Les travailleurs sociaux peuvent être pris dans quelque chose qui les dépassent. Dans les communes, la proximité peut être difficile à gérer. De nombreuses informations sont échangées entre les services, de manière formelle et informelle. La possession d’informations données par d’autres peut devenir délicate à gérer, notamment parce qu’elle peut influencer le regard qui est porté sur le jeune.
Il n’est pas question ici de remettre en question les partenariats, mais on constate que, sur le terrain, il est parfois difficile d’en gérer les tenants et les aboutissants.

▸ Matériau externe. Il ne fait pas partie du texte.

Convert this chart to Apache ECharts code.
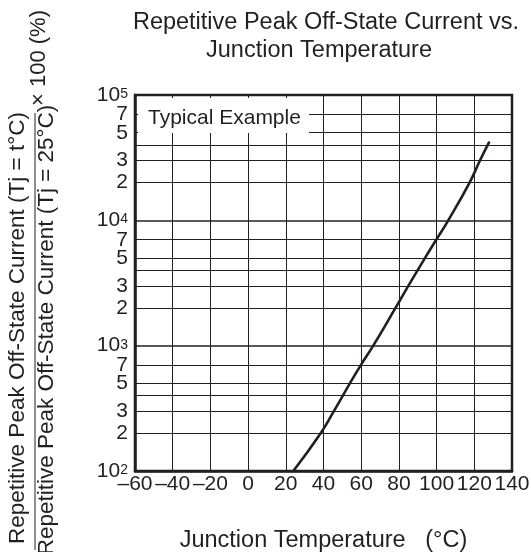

C’est ainsi que les animateurs socioculturels, en centre ou avec fonction de TSHM, peuvent se trouver pris dans des interrogations éthiques, qui mettent en évidence des questionnements d’ailleurs plus larges sur les limites d’intervention, en particulier dans le travail hors murs. C’est pourquoi, il est fondamental que des règles de collaboration très claires soient établies entre communes et FASe quant au rayon d’action du professionnel.
En mettant des animateurs socioculturels à disposition des communes, la FASe doit tout d’abord se positionner clairement vis-à-vis de ses partenaires, par rapport aux champs et aux limites d’intervention des professionnels. Elle a ensuite un rôle d’accompagnement pour aider les collaborateurs à renforcer leurs concepts d’intervention et pour les aider à ne pas tomber dans les écueils qu’ils peuvent rencontrer sur leur terrain professionnel, notamment liés aux attentes des multiples partenaires. Cela nécessite création ou renforcement de canaux de communication institutionnels, formation continue et travail de pratique réflexive.
Ainsi, nous ne pouvons que nous féliciter de l’existence de dispositifs efficients destinés à venir en aide à des jeunes en situation de vulnérabilité et de l’utilisation adéquate de la méthodologie de l’intervention précoce. Par contre, nous devons tout mettre en œuvre pour que le dispositif ne se retourne pas contre le jeune par les effets pervers qu’il peut produire.